Témoignage de Denyse Mostert

Denyse Mostert (1936 – 2020) avait 8 ans lors de la Bataille des Ardennes. Avec son mari et ses enfants, Denyse est partie vivre au Canada. Mais elle n’a jamais oublié son village natal, les bons et les moins bons souvenirs de sa jeunesse… Elle se souvient de ce qu’elle a vécu dans les caves. Voici son témoignage récolté par Michel Marquet, un de ses nombreux correspondants.
Décembre 1944, la deuxième guerre mondiale en est à sa phase ultime. L’offensive dite des Ardennes se déclenche le samedi 16 décembre 1944 et va se poursuivre loin en janvier 1945. Des jours de cauchemar que l’on arrive pas à oublier, même pour les enfants de mon âge.

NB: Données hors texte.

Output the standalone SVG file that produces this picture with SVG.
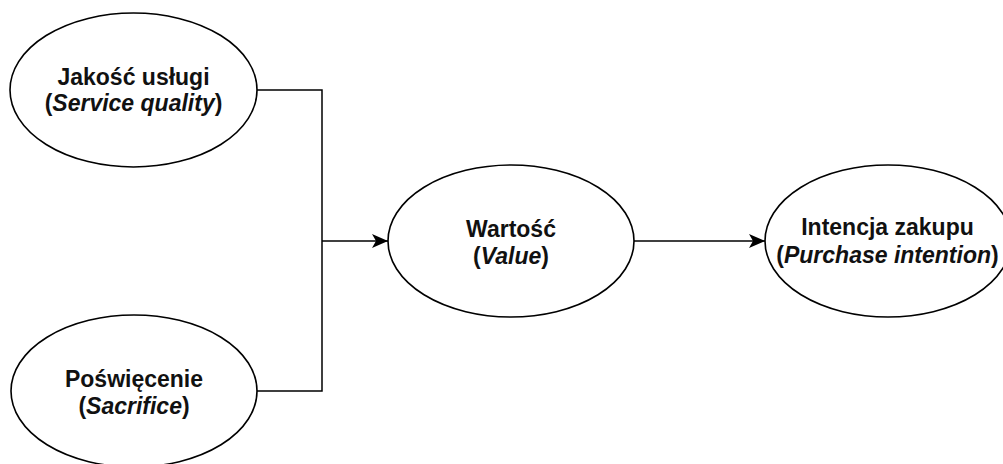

J’y étais. Une petite fille de huit ans qui se demande pourquoi tout son univers a soudain basculé, pourquoi il faut quitter sa maison, pourquoi il faut se réfugier dans la cave construite dans le roc de nos voisins, pourquoi les sirènes aiguës des avions de reconnaissance, qu’on appelle familièrement « les Mayannes », nous avertissent d’un lâcher de bombes imminent et d’avoir à regagner nos abris à la solidité illusoire, pourquoi ces estomacs creux, pourquoi aller puiser de l’eau à la fontaine du village devient un acte héroïque ?
J’y étais. Dans cette cave exiguë, sans fenêtre, se terrent une quinzaine de personnes. Il y a là nos voisins de toujours, les Cordonnier, mes grands-parents, Mame et Tonton enfin libéré du camp de prisonniers. Mon père, militaire de carrière, se trouve quelque part sur le front, Maman bloquée à Tavigny où elle effectue des travaux de couture pour la famille Gérardy et ma tante Denise est coincée à Verviers où elle poursuit des études de sage-femme. De tous ceux-là nous n’aurons des nouvelles qu’à la fin de la dernière offensive. Nous sommes sur des couvertures étalées sur le sol humide, juste à côté de la provision de patates et de carottes qui constituent le principal de nos repas. Je n’oublierai jamais ce rêve récurrent où je tiens dans les mains un tout petit bonbon rouge en forme de framboise : je sens l’odeur du fruit puis je me réveille brusquement pour constater qu’il n’y a pas de bonbon… La maison, cave exceptée, est occupée par les soldats allemands, sur le qui-vive eux aussi. Ils menacent de prendre un adulte en otage si l’un des enfants se met à pleurer. Et comment imposer silence à de jeunes enfants parmi lesquels un nourrisson ? Et pourtant, ces combattants ennemis sont des humains comme nous. Je garde souvenir de l’un d’eux offrant une grande tartine à Maria, une adolescente de 12 ans. Une tranche de pain qu’elle rapporte fièrement pour la partager entre tous. Il va sans dire que la bouchée est petite pour chacun mais elle reste comme un grand geste de solidarité.
J’y étais. Lorsqu’une bombe est larguée sur la maison, j’assiste, terrifiée au-delà de toute expression au fracas épouvantable d’une partie du toit volant en éclats, à la porte de notre abri arrachée, au nuage opaque s’infiltrant partout, occultant toute lumière et nous prenant à la gorge… Aujourd’hui encore, il m’arrive de me demander par quel miracle nous avons tous survécu. Seule ma grand-mère, qui se trouve face à la porte à ce moment-là, reçoit un éclat d’obus à la jambe, une blessure qui ne guérira jamais complètement… Nous émigrons dans le bas du village pour être accueillis dans une autre cave, chez le boucher Potelle, déjà pleine de monde. Solidarité de ces temps de danger ! Une seule patate crue par personne sera distribuée jusqu’à ce que cessent les hostilités.